Well, shit, I don’t know what to say…I agree with everybody, even those of you with strong disagreements. In general, cars are MUCH MUCH better than they were in Eric Peter’s alleged Glory Days of Yesteryear. I get what he’s saying that cars have become homogenized, but that cannot simply be laid at the foot of government and its Fatwa’s…engineering homogenizes things too. There are simply better ways to build things and they are not secret.

I have no issue with airbags, nor steering-wheel design, I hate fucking fins, always have, and I have no issue with wearing a seat belt and asking everyone riding with me to do the same.

I DO take issue with the general notion of the govt trying to continually legislate safety upon us, but seatbelt laws do not break the top thousand of all the issues I have with government.
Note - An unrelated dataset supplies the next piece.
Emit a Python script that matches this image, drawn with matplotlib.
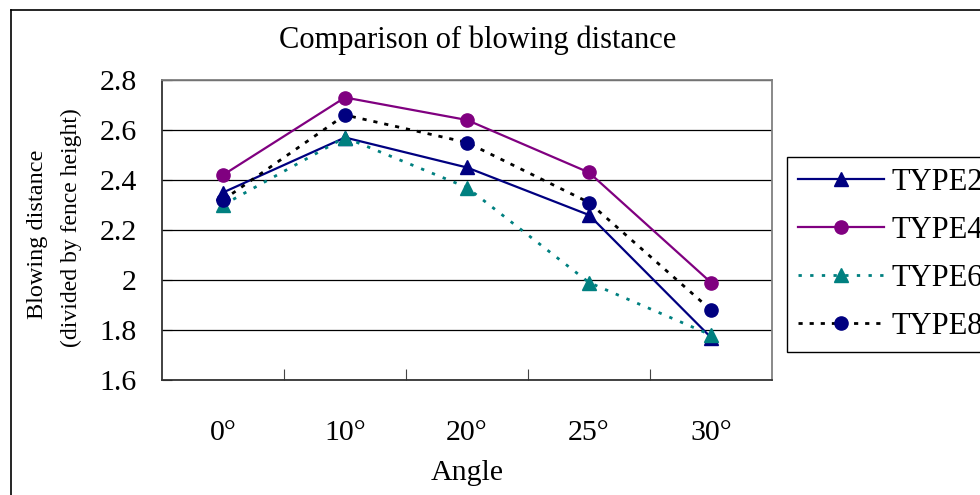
import matplotlib
matplotlib.use("Agg")
import matplotlib.pyplot as plt
from matplotlib.lines import Line2D

plt.rcParams['font.family'] = ['Liberation Serif', 'DejaVu Serif']

angles = ['0°', '10°', '20°', '25°', '30°']
type2 = [2.35, 2.57, 2.45, 2.26, 1.77]
type4 = [2.42, 2.73, 2.64, 2.43, 1.99]
type6 = [2.30, 2.57, 2.37, 1.99, 1.78]
type8 = [2.32, 2.66, 2.55, 2.31, 1.88]

fig = plt.figure(figsize=(9.8, 4.95), dpi=100)
ax = fig.add_axes([162/980, 1-380/495, (772-162)/980, 300/495])

x = list(range(len(angles)))
ax.plot(x, type2, color='#000080', lw=1.6, marker='^', ms=10, label='TYPE2')
ax.plot(x, type4, color='#800080', lw=1.6, marker='o', ms=9.5, label='TYPE4')
ax.plot(x, type6, color='#008080', lw=2, ls=(0, (1.2, 3)), marker='^', ms=10, label='TYPE6')
ax.plot(x, type8, color='black', lw=2, ls=(0, (1.5, 2.5)), marker='o', ms=9.5,
        mfc='#000080', mec='#000080', label='TYPE8')

ax.set_xlim(-0.5, 4.5)
ax.set_ylim(1.6, 2.8)
ax.set_yticks([1.6, 1.8, 2.0, 2.2, 2.4, 2.6, 2.8])
ax.set_yticklabels(['1.6', '1.8', '2', '2.2', '2.4', '2.6', '2.8'])
ax.yaxis.grid(True, color='black', lw=0.9)
ax.set_axisbelow(True)

ax.set_xticks([0.5, 1.5, 2.5, 3.5])
ax.set_xticklabels([])
ax.set_xticks(x, minor=True)
ax.set_xticklabels(angles, minor=True)
ax.tick_params(axis='x', which='major', direction='in', length=8, color='#444444')
ax.tick_params(axis='x', which='minor', length=0, pad=29, labelsize=21.5)
ax.tick_params(axis='y', direction='in', length=7, pad=18, labelsize=21.5)

for s in ['left', 'bottom']:
    ax.spines[s].set_linewidth(1.3)
    ax.spines[s].set_color('#333333')
for s in ['top', 'right']:
    ax.spines[s].set_linewidth(1.3)
    ax.spines[s].set_color('#808080')

fig.text(478/980, 1-40/495, 'Comparison of blowing distance', ha='center', va='center', fontsize=22)
fig.text(467/980, 1-473/495, 'Angle', ha='center', va='center', fontsize=21.5)
fig.text(37/980, 1-234/495, 'Blowing distance', rotation=90, ha='center', va='center', fontsize=17.5)
fig.text(71/980, 1-228/495, '(divided by fence height)', rotation=90, ha='center', va='center', fontsize=17)

# legend runs off the right edge, as in the original chart
leg = fig.legend(loc='upper left', bbox_to_anchor=(787/980, 1-157/495), fontsize=22,
                 frameon=True, fancybox=False, edgecolor='black', framealpha=1,
                 handlelength=2.8, handletextpad=0.25, labelspacing=0.62, borderpad=0.36,
                 borderaxespad=0)
leg.get_frame().set_linewidth(1)

# outer chart frame
fig.add_artist(Line2D([11/980, 11/980], [0, 1-10/495], color='black', lw=1.2))
fig.add_artist(Line2D([11/980, 1], [1-10/495, 1-10/495], color='black', lw=1.2))

fig.savefig('out.png', dpi=100)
The thing I dislike about new cars is their technical complexity…they are computers with wheels–you just can’t fucking work on them. Yes, they are technological marvels, but most of the shit that the on-board computers do is just not fucking necessary. This, however, is mostly not a government issue, but rather the inevitable outcome of the continual updating of design. You have to have some kind of new feature on the new model or why have a new model at all? Same thing happens all the time with software…version 3.0 is fucking perfect, but what is the company supposed to do, just close up shop or make some shit up to throw in version 4.0?

Econman
Econman
August 10, 2018 11:40 pm

When I saw that Buick picture, the 1st thing I think of is “Super Fly”. Looks like a pimp mobile.

I won’t even mention who I thought this article was going to be about.